Clasista y machista, también lo segundo. Cuando algún eximio representante reaccionario quiere cargar contra Iglesias, Errejón o Garzón, destaca que son peligrosos y no tardan en poner sobre la mesa los nombres de Stalin o Mao. Ya es casualidad que al haber una mujer de por medio, alguien como Azúa crea que ella solo sirve para limpiar las truchas o, como dijo un concejal del PP, para limpiar los suelos. Hasta en la escala de peligrosidad social, las mujeres lo tienen difícil para dar miedo.

Azúa forma parte de esa élite cultural que soportó en su juventud el franquismo y que luego pasó a disfrutar de los placeres de la democracia, lo que en su caso significaba estar a menos de dos grados de separación del poder en los 80, y gozar de las cátedras, premios literarios y posiciones de privilegio en las páginas de El País. La etapa de Aznar les permitió recuperar cierto espíritu crítico, pero pronto volvieron al redil. Algunos como Azúa, perturbados por el triunfo del nacionalismo catalán, desarrollaron un desprecio evidente por la voluntad popular. La gente empezaba a decidir cosas sin que nadie con poder pudiera frenarla. Sólo quedaba lamentar tanta vulgaridad procedente de todos aquellos que se negaban a aceptar a ser gobernados como siempre se había hecho.

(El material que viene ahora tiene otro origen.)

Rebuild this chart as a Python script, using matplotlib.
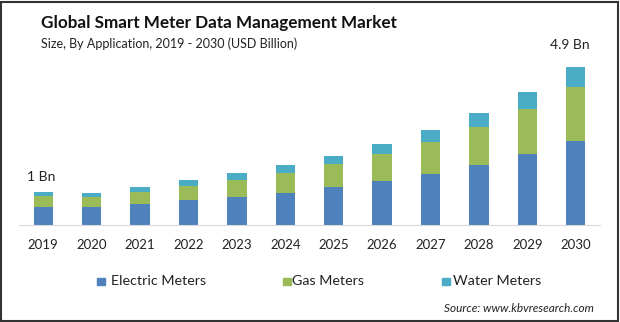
import numpy as np
import matplotlib.pyplot as plt
from matplotlib.patches import Rectangle

plt.rcParams['font.family'] = ['Lato', 'DejaVu Sans']

years = ['2019', '2020', '2021', '2022', '2023', '2024',
         '2025', '2026', '2027', '2028', '2029', '2030']
electric = [0.56, 0.56, 0.65, 0.78, 0.87, 0.99, 1.18, 1.36, 1.58, 1.86, 2.20, 2.61]
gas = [0.34, 0.31, 0.37, 0.43, 0.53, 0.62, 0.71, 0.84, 0.99, 1.18, 1.40, 1.67]
water = [0.12, 0.12, 0.16, 0.19, 0.22, 0.25, 0.25, 0.31, 0.37, 0.43, 0.53, 0.62]
series = ['Electric Meters', 'Gas Meters', 'Water Meters']
colors = ['#4f81bd', '#9bbb59', '#4bacc6']

W, H = 620, 322
fig = plt.figure(figsize=(W / 100, H / 100), dpi=100)

# axes placed in pixel terms: baseline at y=225, plot spans x 19..600
ax = fig.add_axes([19 / W, (H - 225) / H, (600 - 19) / W, 165 / H])
x = np.arange(len(years))
e = np.array(electric)
g = np.array(gas)
w = np.array(water)
ax.bar(x, e, width=0.4, color=colors[0], label=series[0])
ax.bar(x, g, width=0.4, bottom=e, color=colors[1], label=series[1])
ax.bar(x, w, width=0.4, bottom=e + g, color=colors[2], label=series[2])
total = e + g + w

ax.set_xlim(-0.5, 11.5)
ax.set_ylim(0, 5.12)
ax.set_xticks(x)
ax.set_xticklabels(years, fontsize=9.5, color='#222222')
ax.tick_params(axis='x', length=0, pad=10)
ax.set_yticks([])
for s in ['top', 'left', 'right']:
    ax.spines[s].set_visible(False)
ax.spines['bottom'].set_color('#d9d9d9')

ax.text(-0.05, total[0] + 0.48, '1 Bn', ha='center', va='center',
        fontsize=10, color='#222222', clip_on=False)
ax.text(10.87, total[-1] + 0.68, f'{total[-1]:.1f} Bn', ha='center', va='center',
        fontsize=10, color='#222222', clip_on=False)

fig.text(41 / W, 1 - 23 / H, 'Global Smart Meter Data Management Market',
         fontsize=12.3, fontweight='bold', color='#111111', va='center')
fig.text(41 / W, 1 - 44 / H, 'Size, By Application, 2019 - 2030 (USD Billion)',
         fontsize=9, color='#222222', va='center')

# legend entries laid out by hand along the bottom
box_x = [97, 283, 442]
text_x = [111, 292, 453]
for bx, tx, name, c in zip(box_x, text_x, series, colors):
    fig.patches.append(Rectangle((bx / W, 1 - 285 / H), 7.5 / W, 7 / H,
                                 transform=fig.transFigure, color=c))
    fig.text(tx / W, 1 - 281 / H, name, fontsize=10.3, color='#222222',
             va='center')

fig.text(594 / W, 1 - 308 / H, 'Source: www.kbvresearch.com', fontsize=8.5,
         style='italic', color='#222222', ha='right', va='center')

fig.patches.append(Rectangle((1 / W, 1 / H), (W - 3) / W, (H - 3) / H,
                             transform=fig.transFigure, fill=False,
                             edgecolor='#333333', linewidth=1.5))

fig.savefig('out.png', dpi=100)
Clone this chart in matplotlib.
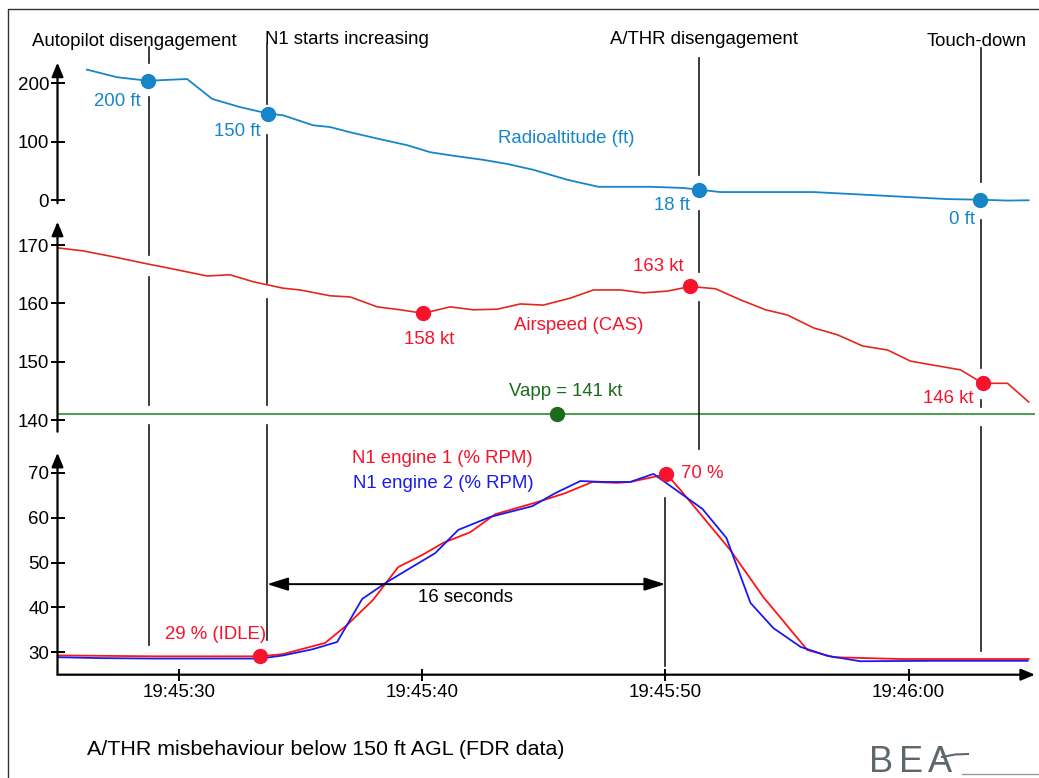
import numpy as np
import matplotlib.pyplot as plt
from matplotlib.lines import Line2D
from matplotlib.transforms import blended_transform_factory

plt.rcParams['font.family'] = ['Liberation Sans', 'DejaVu Sans']

W, H = 1039, 778

# time in seconds after 19:45:00
ra_t = [26.21, 27.45, 28.72, 30.33, 31.36, 32.51, 33.66, 34.28, 35.51, 36.21, 37.04,
        38.40, 39.38, 40.33, 41.28, 42.51, 43.50, 44.57, 45.97, 47.24, 49.38, 50.74,
        51.40, 52.26, 56.09, 57.49, 61.60, 62.92, 64.07, 64.94]
ra_ft = [223, 210, 204, 207, 173, 159, 148, 145, 128, 125, 116,
         103, 94, 82, 76, 69, 62, 52, 35, 23, 23, 21,
         18, 14, 14, 11, 2, 1, -0.5, 0]

cas_t = [25.02, 26.05, 27.16, 28.77, 29.51, 31.15, 32.10, 33.05, 34.28, 34.98, 36.21,
         37.04, 38.15, 39.09, 40.04, 41.15, 42.10, 43.09, 44.03, 44.98, 46.09, 47.04,
         48.15, 49.09, 50.08, 51.03, 52.06, 53.09, 54.12, 55.02, 56.09, 57.08, 58.11,
         59.14, 60.08, 61.03, 62.14, 63.05, 64.07, 64.94]
cas_kt = [169.5, 169.0, 168.1, 166.7, 166.1, 164.7, 164.9, 163.7, 162.6, 162.3, 161.3,
          161.1, 159.4, 158.9, 158.3, 159.4, 158.9, 159.0, 159.9, 159.7, 160.9, 162.3,
          162.3, 161.8, 162.1, 162.9, 162.5, 160.6, 158.9, 158.0, 155.8, 154.6, 152.7,
          152.0, 150.1, 149.4, 148.6, 146.3, 146.3, 143.1]
vapp = 141

n1_1_t = [25.0, 27.0, 29.0, 33.33, 34.28, 36.01, 36.91, 37.98, 39.01, 40.00, 40.86,
          41.98, 43.00, 44.73, 45.88, 47.00, 48.02, 48.56, 49.67, 50.04, 50.62, 52.67,
          54.03, 55.84, 56.91, 59.67, 64.94]
n1_1 = [29.3, 29.2, 29.1, 29.1, 29.6, 32.1, 36.1, 41.7, 49.0, 51.7, 54.4,
        56.8, 60.8, 63.5, 65.5, 68.0, 67.8, 68.0, 69.3, 69.8, 66.2, 52.8,
        42.3, 30.5, 28.9, 28.5, 28.5]
n1_2_t = [25.0, 26.75, 29.0, 33.33, 34.28, 35.51, 36.50, 37.53, 38.56, 39.51, 40.53,
          41.48, 42.80, 44.53, 45.47, 46.50, 47.45, 48.56, 49.51, 51.52, 52.51, 53.50,
          54.44, 55.56, 56.67, 58.02, 61.03, 64.90]
n1_2 = [28.9, 28.7, 28.6, 28.6, 29.3, 30.7, 32.3, 41.9, 45.7, 48.8, 52.1,
        57.3, 60.2, 62.6, 65.5, 68.2, 68.0, 68.0, 69.8, 62.0, 55.5, 41.0,
        35.4, 31.2, 29.2, 28.0, 28.1, 28.1]

ra_mark_t = [28.72, 33.66, 51.40, 62.92]
cas_mark_t = [40.04, 51.03, 63.05]
n1_mark_t = [33.33, 50.04]
vapp_mark_t = 45.56

event_names = ['Autopilot disengagement', 'N1 starts increasing', 'A/THR disengagement', 'Touch-down']
event_t = [28.77, 33.62, 51.40, 62.96]
thrust_end_t = 50.0

x_ticks = [30, 40, 50, 60]
x_labels = ['19:45:30', '19:45:40', '19:45:50', '19:46:00']

RA_C = '#1686c9'
CAS_C = '#e2281c'
RED = '#f5142c'
N1_R = '#ff1414'
N1_B = '#1a1aee'
GREEN = '#2e8b2e'
GREEN_D = '#1b6b1b'
EV_C = '#1a1a1a'
LOGO = '#5d686c'
FS = 13.4

fig = plt.figure(figsize=(W / 100, H / 100), dpi=100)


def px_axes(left, top, right, bottom):
    return fig.add_axes([left / W, 1 - bottom / H, (right - left) / W, (bottom - top) / H])


def ftext(x, y, s, color='k', ha='center', size=FS, **kw):
    fig.text(x / W, 1 - y / H, s, color=color, ha=ha, va='baseline', fontsize=size, **kw)


ax1 = px_axes(57.5, 62.6, 1035, 203.2)
ax2 = px_axes(57.5, 221.7, 1035, 431.7)
ax3 = px_axes(57.5, 452.8, 1035, 674.7)

arrow_kw = dict(arrowstyle='-|>,head_length=0.6,head_width=0.25', color='k', lw=1.6,
                mutation_scale=14, shrinkA=0, shrinkB=0)
for ax in (ax1, ax2, ax3):
    ax.set_xlim(25, 65.2)
    ax.patch.set_alpha(0)
    for s in ax.spines.values():
        s.set_visible(False)
    ax.tick_params(axis='y', direction='inout', length=10, width=1.4, labelsize=13.5, pad=1)
    ax.annotate('', xy=(0, 1), xytext=(0, 0), xycoords='axes fraction',
                textcoords='axes fraction', arrowprops=arrow_kw)

ax1.set_ylim(-5, 235)
ax1.set_yticks([0, 100, 200])
ax2.set_ylim(138, 174)
ax2.set_yticks([140, 150, 160, 170])
ax3.set_ylim(25, 74.5)
ax3.set_yticks([30, 40, 50, 60, 70])
for ax in (ax1, ax2):
    ax.set_xticks([])
ax3.set_xticks(x_ticks)
ax3.set_xticklabels(x_labels)
ax3.tick_params(axis='x', direction='inout', length=8, width=1.4, labelsize=13.5, pad=3)
ax3.annotate('', xy=(1, 0), xytext=(0, 0), xycoords='axes fraction',
             textcoords='axes fraction', arrowprops=arrow_kw)

# curves
ax1.plot(ra_t, ra_ft, color=RA_C, lw=1.3)
ax1.plot(ra_mark_t, np.interp(ra_mark_t, ra_t, ra_ft), 'o', color=RA_C, ms=10, clip_on=False)

ax2.plot(cas_t, cas_kt, color=CAS_C, lw=1.2)
ax2.plot(cas_mark_t, np.interp(cas_mark_t, cas_t, cas_kt), 'o', color=RED, ms=10)
ax2.axhline(vapp, color=GREEN, lw=1.2)
ax2.plot([vapp_mark_t], [vapp], 'o', color=GREEN_D, ms=10)

ax3.plot(n1_1_t, n1_1, color=N1_R, lw=1.3)
ax3.plot(n1_2_t, n1_2, color=N1_B, lw=1.3)
ax3.plot(n1_mark_t, np.interp(n1_mark_t, n1_1_t, n1_1), 'o', color=RED, ms=10)

# 16 seconds bracket
ax3.annotate('', xy=(thrust_end_t, 45.2), xytext=(event_t[1], 45.2),
             arrowprops=dict(arrowstyle='<|-|>,head_length=0.8,head_width=0.25', color='k',
                             lw=1.4, mutation_scale=16, shrinkA=0, shrinkB=0))

# event lines (pixel y segments, gaps around labels and curves)
ev_segments = [
    [(47, 63), (97, 255), (277, 405), (425, 645)],
    [(44, 104), (135, 283), (299, 405), (425, 640)],
    [(58, 175), (211, 272), (302, 449)],
    [(48, 182), (220, 368), (400, 407), (427, 651)],
]
trans = blended_transform_factory(ax3.transData, fig.transFigure)
for t, segs in zip(event_t, ev_segments):
    for y0, y1 in segs:
        fig.add_artist(Line2D([t, t], [1 - y0 / H, 1 - y1 / H], transform=trans, color=EV_C, lw=1.2))
fig.add_artist(Line2D([thrust_end_t, thrust_end_t], [1 - 498 / H, 1 - 666 / H], transform=trans,
                      color=EV_C, lw=1.2))

# event labels
ftext(134, 46, event_names[0])
ftext(347, 44, event_names[1])
ftext(704, 44, event_names[2])
ftext(977, 46.5, event_names[3])

# data labels
ftext(117, 106, '200 ft', RA_C)
ftext(237, 136, '150 ft', RA_C)
ftext(566, 143, 'Radioaltitude (ft)', RA_C)
ftext(672, 210, '18 ft', RA_C)
ftext(962, 224, '0 ft', RA_C)

ftext(658, 271, '163 kt', RED)
ftext(429, 344, '158 kt', RED)
ftext(579, 330, 'Airspeed (CAS)', RED)
ftext(566, 396, 'Vapp = 141 kt', GREEN_D)
ftext(948, 403, '146 kt', RED)

ftext(442, 463, 'N1 engine 1 (% RPM)', RED)
ftext(443, 488, 'N1 engine 2 (% RPM)', N1_B)
ftext(216, 639, '29 % (IDLE)', RED)
ftext(681, 478, '70 %', RED, ha='left')
ftext(465, 602, '16 seconds')

ftext(87, 755, 'A/THR misbehaviour below 150 ft AGL (FDR data)', ha='left', size=15.4)

# BEA logo
for letter, lx in zip('BEA', [869, 899, 928]):
    ftext(lx, 772, letter, LOGO, ha='left', size=26)
fig.add_artist(Line2D([962 / W, 1], [1 - 774 / H, 1 - 774 / H], color='#9a9a9a', lw=1))
fig.add_artist(Line2D([942 / W, 955 / W, 968 / W], [1 - 757 / H, 1 - 754.5 / H, 1 - 754 / H],
                      color=LOGO, lw=1.5))

# frame
fig.add_artist(Line2D([8 / W, 8 / W, 1], [0, 1 - 9 / H, 1 - 9 / H], color='#333333', lw=1))

fig.savefig('out.png', dpi=100)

Muy poca gente mejora con la edad, y los que están en posiciones de poder tienden a empeorar a gran velocidad. Los intelectuales de los 80 apenas resisten la comparación con los textos que ellos mismos escribían entonces. Esas defensas apasionadas de la libertad se han convertido en denuncias acaloradas de toda esa banda de jovenzuelos en vaqueros que quieren cambiar el sistema político, de todas esas mujeres que no se limitan a estar agradecidas por todo lo que ellos, y sus amigos en el poder, hicieron por ellas desde esa época. Los que continúan luchando por sus derechos son despreciados por negarse a admitir dónde está el sitio que les corresponde. Abajo.

Ellos tragaron lo suyo. Unos esperaban que España fuera diferente. Menos franquista o más culta. Otros tuvieron que firmar manifiestos en favor de la OTAN (era eso o dejar de escribir en el periódico). Algunos quizá confiaban en que los presidentes socialistas no acabaran abrazados sonrientes a banqueros y obispos (pero por otro lado esos banqueros financiaban premios y conferencias con los que complementar los escasos ingresos que daban la universidad y la venta de libros). La verdad es que tragaron un montón y desarrollaron un estómago blindado a cualquier idea fuera de lo permitido por el establishment.

Ahora no toleran que se les recuerde su fracaso, cada uno al nivel que le corresponde. Los resultados de las elecciones son otro más de los tragos insalubres que tienen que ingerir, cuando su aparato digestivo ya no está para muchos excesos. Están escandalizados por que se les pidan cuentas, que haya en el poder gente vulgar a la que nadie le daría una cátedra ni una plaza vitalicia de académico.

Los que están en el mundo de la empresa tienen la suerte de que en España todo está preparado para que las personas de 70 años sigan en sus puestos, algo que el funcionamiento tradicional de la economía de mercado hace mucho más difícil en países como EEUU o el Reino Unido. Incluso en los medios de comunicación ni siquiera importa que tu acción caiga de 25 euros a 0,28 (precio luego maquillado) para continuar siendo reelegido en el cargo. Pero no todos tienen esa suerte.

En el mundo de la cultura, es más difícil gozar de esos blindajes eternos. Al final, sólo te queda la bilis y los fracasados la generan en cantidades industriales.